According to the Wall Street Journal, if Google’s now-confirmed wireless service launches in the near future, maybe by the end of this month, it will only work with the Nexus 6. That limitation may not be forever, but at the initial launch, you may not want to get your hopes up over the idea that any unlocked phone, even your Nexus 5, will work with the hybrid mobile-to-WiFi network.
The WSJ believes that the service will launch in the “coming weeks,” which could mean end of March or next December for all we know. Earlier reports all suggested that it will be sooner rather than later, though. Plus, with Sundar Pichai confirming the service’s existence this week at MWC, you have to think that end of March or April seems likely. Google doesn’t typically start talking about projects until they are ready to show them to you.
This report doesn’t mention why there would be a limit to just the Nexus 6, but does mention Motorola’s (maker of the Nexus 6) early work with Republic Wireless. For those not familiar, Republic Wireless is a wireless provider who also uses a hybrid-like service that relies heavily on WiFi, but can fall back to Sprint’s towers if needed. Google’s service is thought to do something similar, though most think it will also incorporate T-Mobile’s network, along with Sprint’s and WiFi to constantly find you the best available signal.

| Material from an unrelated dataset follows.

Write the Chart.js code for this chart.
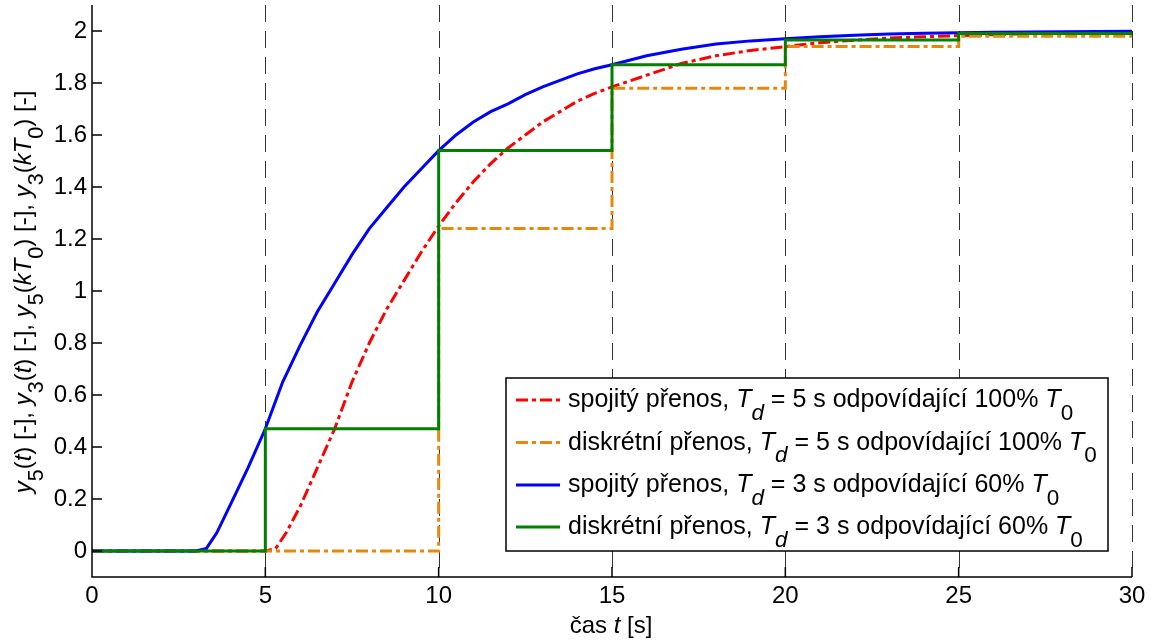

Whatever the reason, I’m finding it harder to get really excited about Google’s wireless service. That’s not because I don’t think Google will do something great, it’s just that I doubt I’ll be able to sign-up for it. After listening to what Pichai said this week, you get the feeling that this service is going to be incredibly limited in reach. And if only the Nexus 6 works, then Google really is just using it to test either theories or devices or a technology that they would like to influence the industry with, rather than sign-up as many customers as possible.
Hopefully, we know more soon. But hey, if you own a Nexus 6 (hopefully not the AT&T model), you should be good.